2009 British Open Solo & Quartet Championship - Senior Quartet retrospective

3-Nov-2009

Is quartet playing in danger of becoming extinct? Not if Hammonds Saltaire keep playing as well as this...


Winners
1 out of 4: Hammonds take the Senior Quartet title

There was a sense of real disappointment that only four ensembles had entered the Senior Quartet Contest.

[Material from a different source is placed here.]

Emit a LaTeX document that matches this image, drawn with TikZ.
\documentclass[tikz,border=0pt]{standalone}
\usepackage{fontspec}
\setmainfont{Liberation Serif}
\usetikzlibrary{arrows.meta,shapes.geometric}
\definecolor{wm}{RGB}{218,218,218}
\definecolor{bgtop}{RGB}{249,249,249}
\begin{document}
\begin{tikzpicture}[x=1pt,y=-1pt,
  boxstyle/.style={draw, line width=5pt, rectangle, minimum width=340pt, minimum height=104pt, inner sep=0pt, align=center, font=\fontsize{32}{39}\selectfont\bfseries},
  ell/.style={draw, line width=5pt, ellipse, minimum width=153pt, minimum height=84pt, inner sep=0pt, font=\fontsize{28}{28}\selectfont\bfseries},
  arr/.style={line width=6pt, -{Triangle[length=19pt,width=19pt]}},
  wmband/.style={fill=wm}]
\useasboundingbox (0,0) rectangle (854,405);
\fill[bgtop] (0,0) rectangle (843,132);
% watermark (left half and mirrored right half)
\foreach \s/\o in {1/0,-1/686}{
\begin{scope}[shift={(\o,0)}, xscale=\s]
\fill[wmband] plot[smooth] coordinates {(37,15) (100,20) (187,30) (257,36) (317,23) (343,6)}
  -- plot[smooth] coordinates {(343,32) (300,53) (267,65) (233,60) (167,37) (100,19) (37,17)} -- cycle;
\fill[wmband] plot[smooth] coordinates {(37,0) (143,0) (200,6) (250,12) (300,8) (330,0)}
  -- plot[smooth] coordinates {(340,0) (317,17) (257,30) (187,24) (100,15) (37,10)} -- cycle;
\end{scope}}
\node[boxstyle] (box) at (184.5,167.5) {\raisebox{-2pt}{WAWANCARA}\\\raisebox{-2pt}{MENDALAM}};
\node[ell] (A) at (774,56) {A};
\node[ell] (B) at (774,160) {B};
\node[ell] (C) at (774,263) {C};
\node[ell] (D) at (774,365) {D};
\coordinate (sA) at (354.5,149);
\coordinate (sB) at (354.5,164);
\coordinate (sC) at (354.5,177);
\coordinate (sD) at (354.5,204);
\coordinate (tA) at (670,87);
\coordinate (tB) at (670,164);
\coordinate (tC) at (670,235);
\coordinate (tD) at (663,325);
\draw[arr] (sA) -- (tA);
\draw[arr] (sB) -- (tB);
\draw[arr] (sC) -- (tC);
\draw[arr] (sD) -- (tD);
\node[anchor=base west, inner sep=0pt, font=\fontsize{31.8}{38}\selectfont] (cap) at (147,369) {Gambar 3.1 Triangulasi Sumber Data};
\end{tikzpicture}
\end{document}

Disappointment, because with a first prize of £300, it was well worth four players from any band getting together to mount a challenge: £75 each for 10 minutes work isn’t that bad a return in anyone’s book.

Great ensembles

Over the years, some great ensembles have had their names engraved on the Quartet Trophy – from Hanwell in 1944 through the likes of Foden’s, Black Dyke (A & B quartets) and of course, the most famous foursome of all – the great GUS (Footwear) lads that made it a hat-trick of wins in the late 1960s.

Quality

This year another famous banding name will be engraved on the trophy – that of Hammonds Saltaire (formerly YBS of course). The foursome of JJ Lees and Jamie Smith (cornets), Helen Varley (horn) and Matthew Allsop (euph) may not yet be household banding names, but if they carry on with performances of this quality you never know.

Conducted by Morgan Griffiths, their performance of Gilbert Vinter’s ‘Elegy & Rondo’ (written for the famous GUS quartet) was compact, balanced and almost error free. Neat individual touches from all four players and an admirable sense of control (the piece is a hard one on the lip) gave them the title by what would have been a clear cut margin from adjudicators Malcolm Brownbilll and Thomas Wyss.

Blackburn
Blackburn & Darwen take a Swiss route to second place

Deserved

Malcolm felt the winners richly deserved their reward. “One ensemble had a bit of an edge today,” he remarked. “The other three performances were very good, but they didn’t quite have that fine detail of the winners. We were looking for quality both in the delivery and the ensemble balance, and they certainly had that.”

Malcolm’s encouraging remarks were balanced by his own disappointment at the lack of entrants though. “Quartets should be fun,” he added. “Perhaps players in bands haven’t got the time these days, but quartet playing can be so beneficial.”

He was certainly right on both counts.

Spirited

Second place eventually went to the spirited quartet from the newly crowned First Section Pontins champion,  Blackburn & Darwen (so they certainly found time to have a bit of fun then).

Their performance of Goff Richards ‘Little Swiss Suite’ had plenty to commend, even if on one or two occasions the ensemble detail became a little blurred.

Scherzo
3rd for Scherzo 4

Not quite right

For third placed Scherzo Brass though, a performance where nothing went quite as it could have.

Here was a talented foursome, well versed in quartet playing (just have a listen to their debut CD Release – available through 4BR), but having one of those renditions when little clips and some scrappy phrasing took the gloss off the ambitious choice of Thomas Ruedi’s ‘Brass Quartet No.1’

At its best it was great ensemble playing, but just when you sat back to enjoy, those nasty moments jolted you out of the musical comfort zone.

Encouraging

Encouragingly though the final competitor, Oldham (Lees) was full of young players who will only benefit greatly from playing in a quartet environment.

Although their performance of Vinter’s ‘Fancy’s Knell’ never quite sounded at total ease, there was enough quality playing to suggest that here was a foursome that will grow impressively if they continue to apply themselves to the format.

For the winners, after a year in which Hammonds Saltaire has endured a tough time of it, this result will give encouragement to a young band full of talented performers. 

Let’s hope that plenty of others can now follow their lead.